We live in a celebrity culture, make no mistake. But Scripture indicates believers are supposed to be different. We aren’t supposed to idolize others, we aren’t supposed to love the world.

The way of the flesh is sadly dark. We, however, have the Light of the world. Does it make sense, then, to cover the Light and imitate those stumbling along in the dark?

But that’s what I think we do when we search for celebrities. We seem enamored with the already famous guy who becomes a Christian. Or the Christian who becomes famous for something other than his faith.

It really does come across as a “one for our side” attitude.

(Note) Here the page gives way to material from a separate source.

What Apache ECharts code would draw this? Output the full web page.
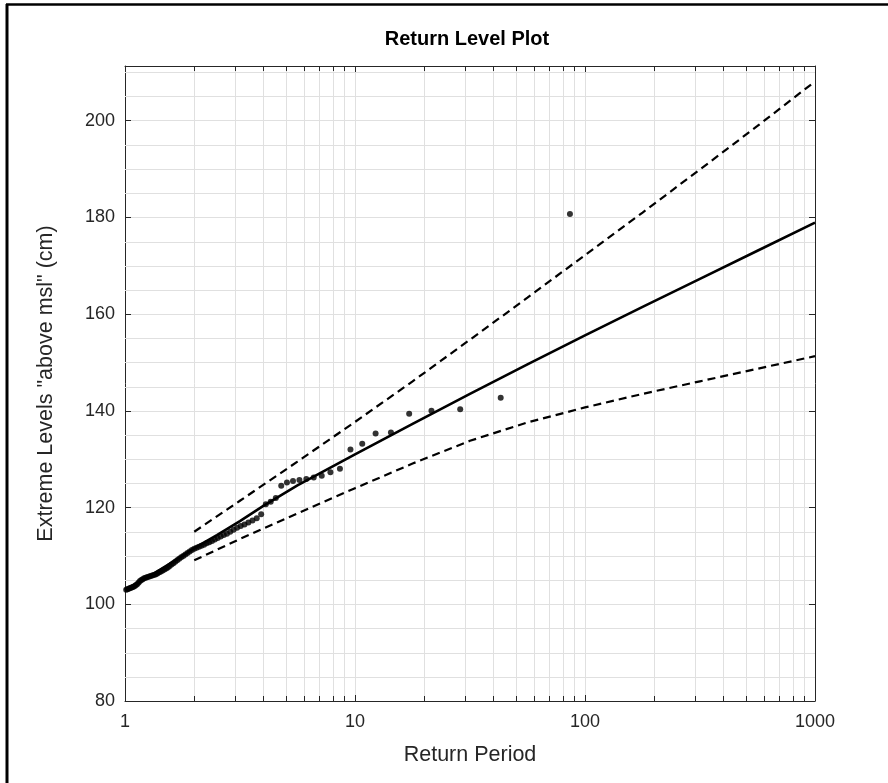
<!DOCTYPE html>
<html>
<head>
<meta charset="utf-8">
<script src="https://cdn.jsdelivr.net/npm/echarts@6/dist/echarts.min.js"></script>
<style>
html,body{margin:0;padding:0;background:#fff;}
#chart{width:888px;height:783px;}
</style>
</head>
<body>
<div id="chart"></div>
<script>
// ---- data ----
const dotPeriod = [86, 43, 28.67, 21.5, 17.2, 14.33, 12.29, 10.75, 9.556, 8.6,
  7.818, 7.167, 6.615, 6.143, 5.733, 5.375, 5.059, 4.778, 4.526, 4.3,
  4.095, 3.909, 3.739, 3.583, 3.44, 3.308, 3.185, 3.071, 2.966, 2.867,
  2.774, 2.688, 2.606, 2.529, 2.457, 2.389, 2.324, 2.263, 2.205, 2.15,
  2.098, 2.048, 2.0, 1.955, 1.911, 1.87, 1.83, 1.792, 1.755, 1.72,
  1.686, 1.654, 1.623, 1.593, 1.564, 1.536, 1.509, 1.483, 1.458, 1.433,
  1.41, 1.387, 1.365, 1.344, 1.323, 1.303, 1.284, 1.265, 1.246, 1.229,
  1.211, 1.194, 1.178, 1.162, 1.147, 1.132, 1.117, 1.103, 1.089, 1.075,
  1.062, 1.049, 1.036, 1.024, 1.012];
const dotLevel = [180.7, 142.7, 140.3, 140.0, 139.4, 135.5, 135.3, 133.2, 132.0, 128.0,
  127.3, 126.6, 126.2, 125.9, 125.7, 125.5, 125.2, 124.5, 122.0, 121.2,
  120.7, 118.6, 117.8, 117.3, 116.9, 116.5, 116.2, 115.8, 115.4, 115.0,
  114.6, 114.3, 114.0, 113.7, 113.4, 113.1, 112.8, 112.6, 112.3, 112.1,
  111.9, 111.7, 111.5, 111.2, 110.9, 110.6, 110.3, 110.0, 109.7, 109.4,
  109.1, 108.8, 108.5, 108.2, 107.9, 107.6, 107.4, 107.2, 107.0, 106.8,
  106.6, 106.4, 106.2, 106.1, 106.0, 105.9, 105.8, 105.7, 105.6, 105.5,
  105.4, 105.2, 105.0, 104.8, 104.5, 104.2, 104.0, 103.8, 103.6, 103.5,
  103.4, 103.3, 103.2, 103.1, 103.0];

const fitPeriod = [1, 1.26, 1.58, 2, 2.51, 3.16, 3.98, 5.62, 10, 17.8, 31.6, 56.2, 100, 178, 316, 562, 1000];
const fitLevel  = [103.0, 105.6, 108.5, 111.6, 114.3, 117.2, 120.3, 124.6, 131.0, 137.3, 143.5, 149.6, 155.6, 161.5, 167.3, 173.1, 178.9];

const ciPeriod = [2, 3.16, 5.62, 10, 17.8, 31.6, 56.2, 100, 178, 316, 562, 1000];
const ciUpper  = [115.0, 121.4, 129.5, 137.7, 146.1, 154.7, 163.4, 172.2, 181.0, 189.9, 198.9, 208.1];
const ciLower  = [109.1, 113.5, 118.8, 124.0, 129.1, 133.8, 137.6, 140.7, 143.5, 146.1, 148.7, 151.3];

const xMajorLabels = [1, 10, 100, 1000];
const xMinorTicks = [2,3,4,5,6,7,8,9,20,30,40,50,60,70,80,90,200,300,400,500,600,700,800,900];
const yMinorTicks = [85,90,95,105,110,115,125,130,135,145,150,155,165,170,175,185,190,195,205,210];

const X_MIN = 1, X_MAX = 1000, Y_MIN = 80, Y_MAX = 211.3;

const pair = (xs, ys) => xs.map((x, i) => [x, ys[i]]);

const AXIS_COLOR = '#262626';
const GRID_COLOR = '#e0e0e0';
const FONT = 'Liberation Sans, Arial, Helvetica, sans-serif';

const chart = echarts.init(document.getElementById('chart'));

const option = {
  backgroundColor: '#fff',
  animation: false,
  title: {
    text: 'Return Level Plot',
    left: 462, top: 24, textAlign: 'center',
    textStyle: { fontFamily: FONT, fontSize: 20, fontWeight: 'bold', color: '#000' }
  },
  graphic: [
    { type: 'line', shape: { x1: 7, y1: 4, x2: 7, y2: 783 }, style: { stroke: '#000', lineWidth: 3 } },
    { type: 'line', shape: { x1: 6, y1: 4.5, x2: 888, y2: 4.5 }, style: { stroke: '#000', lineWidth: 2.5 } }
  ],
  grid: { left: 125, top: 66, width: 690, height: 635, containLabel: false },
  xAxis: [{
    type: 'log', logBase: 10, min: X_MIN, max: X_MAX, position: 'bottom',
    name: 'Return Period', nameLocation: 'middle', nameGap: 43,
    nameTextStyle: { fontFamily: FONT, fontSize: 21.5, color: AXIS_COLOR },
    axisLine: { show: true, onZero: false, lineStyle: { color: AXIS_COLOR, width: 1 } },
    axisTick: { show: true, inside: true, length: 6, lineStyle: { color: AXIS_COLOR } },
    axisLabel: { margin: 12, fontFamily: FONT, fontSize: 18, color: AXIS_COLOR,
      formatter: v => { const r = Math.round(v); return xMajorLabels.indexOf(r) >= 0 ? String(r) : ''; } },
    splitLine: { show: true, lineStyle: { color: GRID_COLOR, width: 1 } }
  }, {
    type: 'log', logBase: 10, min: X_MIN, max: X_MAX, position: 'top',
    axisLine: { show: true, onZero: false, lineStyle: { color: AXIS_COLOR, width: 1 } },
    axisTick: { show: true, inside: true, length: 6, lineStyle: { color: AXIS_COLOR } },
    axisLabel: { show: false }, splitLine: { show: false }
  }],
  yAxis: [{
    type: 'value', min: Y_MIN, max: Y_MAX, interval: 20, position: 'left',
    name: 'Extreme Levels "above msl" (cm)', nameLocation: 'middle', nameGap: 68,
    nameTextStyle: { fontFamily: FONT, fontSize: 21.5, color: AXIS_COLOR },
    axisLine: { show: true, onZero: false, lineStyle: { color: AXIS_COLOR, width: 1 } },
    axisTick: { show: true, inside: true, length: 6, lineStyle: { color: AXIS_COLOR } },
    axisLabel: { margin: 10, fontFamily: FONT, fontSize: 18, color: AXIS_COLOR,
      formatter: v => (Math.abs(v % 20) < 1e-6 ? String(v) : '') },
    splitLine: { show: true, lineStyle: { color: GRID_COLOR, width: 1 } }
  }, {
    type: 'value', min: Y_MIN, max: Y_MAX, interval: 20, position: 'right',
    axisLine: { show: true, onZero: false, lineStyle: { color: AXIS_COLOR, width: 1 } },
    axisTick: { show: true, inside: true, length: 6, lineStyle: { color: AXIS_COLOR } },
    axisLabel: { show: false }, splitLine: { show: false }
  }],
  series: [
    {
      type: 'custom', name: 'xminor', xAxisIndex: 0, yAxisIndex: 0, z: 1, silent: true,
      data: xMinorTicks.map(v => [v, Y_MIN]),
      encode: { x: 0, y: 1 },
      renderItem: (params, api) => {
        const v = api.value(0);
        const b = api.coord([v, Y_MIN]);
        const t = api.coord([v, Y_MAX]);
        const x = Math.round(b[0]) + 0.5;
        return { type: 'group', children: [
          { type: 'line', shape: { x1: x, y1: b[1], x2: x, y2: t[1] }, style: { stroke: GRID_COLOR, lineWidth: 1 } },
          { type: 'line', shape: { x1: x, y1: b[1], x2: x, y2: b[1] - 5 }, style: { stroke: AXIS_COLOR, lineWidth: 1 } },
          { type: 'line', shape: { x1: x, y1: t[1], x2: x, y2: t[1] + 5 }, style: { stroke: AXIS_COLOR, lineWidth: 1 } }
        ]};
      }
    },
    {
      type: 'custom', name: 'yminor', xAxisIndex: 0, yAxisIndex: 0, z: 1, silent: true,
      data: yMinorTicks.map(v => [X_MIN, v]),
      encode: { x: 0, y: 1 },
      renderItem: (params, api) => {
        const v = api.value(1);
        const l = api.coord([X_MIN, v]);
        const r = api.coord([X_MAX, v]);
        const y = Math.round(l[1]) + 0.5;
        return { type: 'line', shape: { x1: l[0], y1: y, x2: r[0], y2: y }, style: { stroke: GRID_COLOR, lineWidth: 1 } };
      }
    },
    {
      type: 'line', name: 'Upper', data: pair(ciPeriod, ciUpper), showSymbol: false, smooth: false, z: 3,
      lineStyle: { color: '#000', width: 2.2, type: [8, 5] }
    },
    {
      type: 'line', name: 'Lower', data: pair(ciPeriod, ciLower), showSymbol: false, smooth: false, z: 3,
      lineStyle: { color: '#000', width: 2.2, type: [8, 5] }
    },
    {
      type: 'line', name: 'Fit', data: pair(fitPeriod, fitLevel), showSymbol: false, smooth: false, z: 4,
      lineStyle: { color: '#000', width: 2.6, join: 'round' }
    },
    {
      type: 'scatter', name: 'Data', data: pair(dotPeriod, dotLevel), symbol: 'circle', symbolSize: 6, z: 5,
      itemStyle: { color: '#000' }
    }
  ]
};
chart.setOption(option);
</script>
</body>
</html>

Instead, I think we should be looking for faith heroes. Who was Corrie ten Boom until she went to a German concentration camp for hiding Jews? She was a fifty-year-old nobody in the eyes of the world. An old maid. Not a celebrity.

But God did remarkable things through her during the next thirty-plus years of her life. Eventually Corrie became well known, not because she was somebody, but because she had faith in God.

Who was Elizabeth Elliot before her husband was martyred and she went back into the jungle to tell his killers about the love of God? She was a young unknown college graduate married to a missionary. A nobody, without a name any politician or entertainer or spots star would know.

But she became a hero of the faith because she trusted God in the midst of her grief and lived out what she said she believed.

That last may be the missing ingredient today. Christians chasing celebrities seem too eager to latch onto words that sound right (and might even be right) when they come from the mouths of people who are famous.

Shouldn’t we instead honor actions of faith and praise God accordingly?